Our original plan was to climb Brinkley Bluff and camp overnight at the top before heading on to Standley Chasm the following morning.  But after some discussion, we decided to merge the two days together.  Firstly, there is only a small window of time when staying on Brinkley Bluff is feasible.  There is no shelter up there, so the heat of the day would have to be endured and if the icy wind continued, it would be very cold up there in the morning.  Lastly, there’s no water supply on the bluff, meaning we’d be required to carry double water up the steep cliff face to get there.

The change of plan meant that we’d be required to walk for 9 hours in the heat, but we could have a rest day at Standley Chasm, a location with showers, a kiosk, plenty of water and shade.

The first part of this long hard day was a gentle climb out of the freezing Birthday Waterhole to Stuart’s Pass, a dry riverbed.  From there was a sharp 300m climb up a burnt hillside to a rocky pass followed by a 100m descent into a short valley to a place called Rocky Cleft and then the 300m climb straight up to the Bluff.

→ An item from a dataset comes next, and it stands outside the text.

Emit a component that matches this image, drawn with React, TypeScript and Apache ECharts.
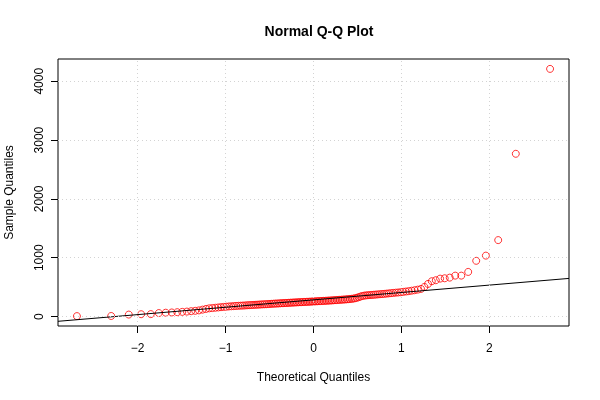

We began the zigzag steep climb meeting some other hikers coming the other way.  We eventually made it to the top and found it to be well worth the climb.  Brinkley’s Bluff was the highest point we’d been on this trip and the vistas in all directions showed that, with the land stretching in every direction for a far as the eye could see.  We took a break and spent time basking in the beauty around us.

The descent was far easier than the climb, an up down walk from ridge to ridge, some steep, others easy.  Sometimes the hill sides had been devastated by fire; other times the grassy hillside had been left untouched.
We climbed to Reveal Saddle and began a gradual 250m descent over 5km to end the walk along a rocky creek bed and finally a road to Standley Chasm, a commercial sightseeing location.  We pitched our tent, were allowed a shower by the kind aboriginal man, then bought meat pies and soft drinks before collapsing exhausted into the tent before dark.

Day 13 – Standley Chasm Rest Day

We slept for 12 hours!

On rising we had a leisurely breakfast without the pressure to break camp or pack.  This was also the location of a food drop, so we also enjoyed the treats we had set aside earlier.

At lunchtime we checked out the chasm, a gap where two red cliff faces meet, the sun at noon caused shadows to dance in certain ways and the redness to shine.  However, it was also filled with tourists.
We sat for the rest of the day relaxing and reading in the shade.  At one stage a hiker came in to collect his food drop but he was not planning to complete the walk.  I sparked up a conversation with him and while discussing the walk he offered me pickings of his food drop as he wasn’t going to be needing it.  I’ve found hikers are generally very generous and helpful people.  I accepted and happily took some fresh oranges, carrots, a fruit cup and some chocolate from him.  Fresh fruit!  A godsend!

After a relaxing day, we made preparations for the final section.  Four days to Alice Springs.